Search code examples
sqlpostgresqlperformanceinner-join

Position of ON and WHERE clauses and the efficiency performance


I have two tables, one called Health_User and the other called Diary. They have users' demographic information, and their recorded values respectively. What I want to do is retrieving the recorded values, but:

  1. Excluding testers (not real users) with the "is_tester" column (boolean values) in Health_User, and
  2. Excluding unreasonable values with too high or too low measurements in Diary.

So I have several queries which should get the same results:

# Query 1
SELECT d.user_id, d.id AS diary_id, d.glucose_value, d.unit
    FROM Diary AS d
    JOIN (
        SELECT id
        FROM Health_User
        WHERE is_tester = false
    ) AS u
    ON d.user_id = u.id
    WHERE ((d.glucose_value >= 20 AND d.glucose_value <= 600 AND d.unit = 'mg/dL')
            OR (d.glucose_value >= 20/18.02 AND d.glucose_value <= 600/18.02 AND d.unit = 'mmol/L'));

# Query 2
SELECT d.user_id, d.id AS diary_id, d.glucose_value, d.unit
    FROM Diary AS d
    JOIN Health_User AS u
    ON d.user_id = u.id
    WHERE u.is_tester = false
        AND ((d.glucose_value >= 20 AND d.glucose_value <= 600 AND d.unit = 'mg/dL')
              OR (d.glucose_value >= 20/18.02 AND d.glucose_value <= 600/18.02 AND d.unit = 'mmol/L'));

# Query 3
SELECT d.user_id, d.id AS diary_id, d.glucose_value, d.unit
    FROM Health_User AS u
    JOIN (
        SELECT id, user_id, glucose_value, unit
        FROM Diary
        WHERE ((glucose_value >= 20 AND glucose_value <= 600 AND unit = 'mg/dL')
                OR (glucose_value >= 20/18.02 AND glucose_value <= 600/18.02 AND unit = 'mmol/L'))
    ) AS d
    ON d.user_id = u.id
    WHERE u.is_tester = false;

Here I have three questions:

Question 1: I would speculate that Query 1 would have better performance than Query 2, because a) it joins only one column instead of the whole table of Health_User and b) it filters out testers before joining the tables. Am I correct?

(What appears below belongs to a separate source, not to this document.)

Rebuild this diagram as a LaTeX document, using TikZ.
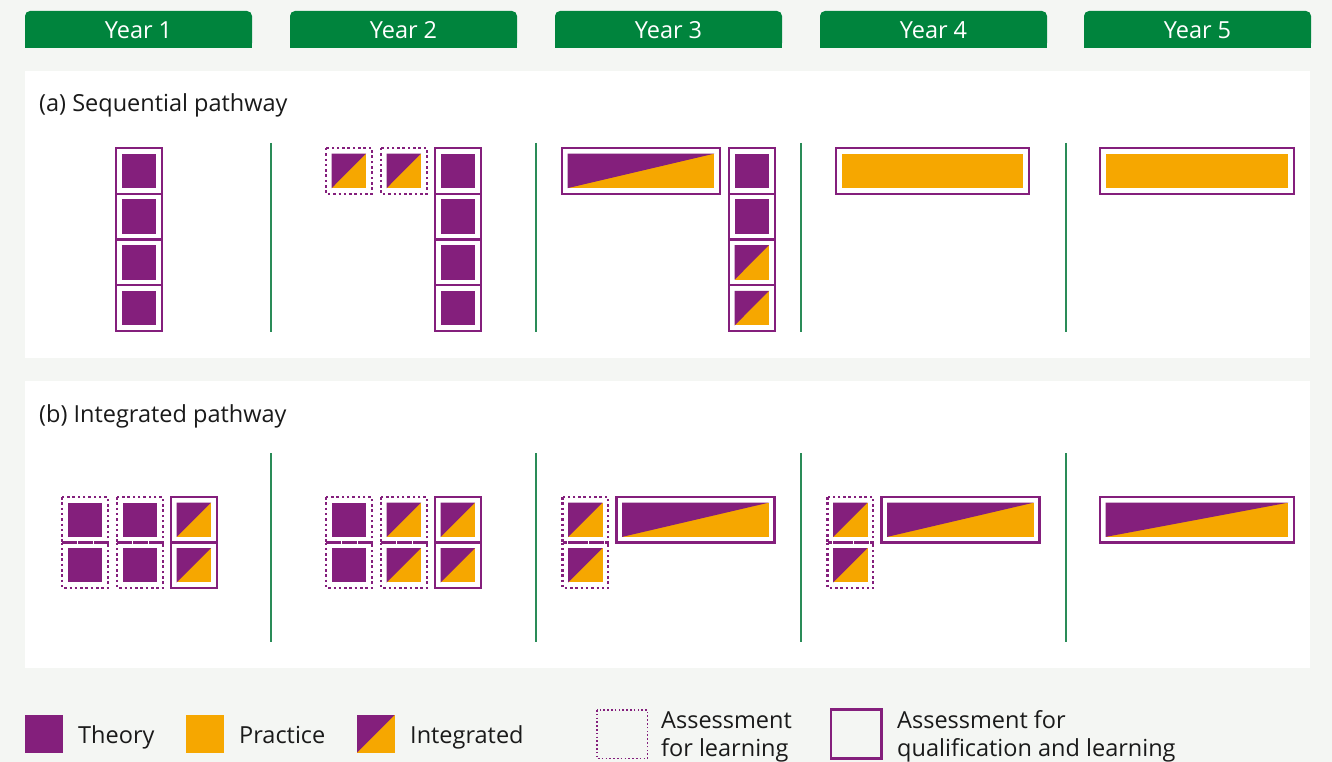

Question 2: The conditional limitation is more complex for Diary (See the last WHERE clause in Query 1). Is it better to switch Diary inside the JOIN and make Health_User outside like Query 3, or it makes no difference?

Question 3: Is there any even better solution in terms of performance?


Solution

  • There would be a difference if the database executed the queries in the order your queries suggest (first filter, then join or vice versa).

    As it is, PostgreSQL has a query optimizer that rearranges the query to find the most efficient execution order, and all your queries will end up with the same execution plan, which you can verify using the SQL statement EXPLAIN.

    For inner joins, it does not influence the result if you filter before or after the join; you could also write all the conditions into the join condition without changing the result. The optimizer knows that.

    You can speed up execution by creating appropriate indexes. It depends on the distribution of the data to know if a certain index is useful. The rule of thumb is that indexes on selective conditions (that filter out many data) are more useful. Work with EXPLAIN to find the best indexes.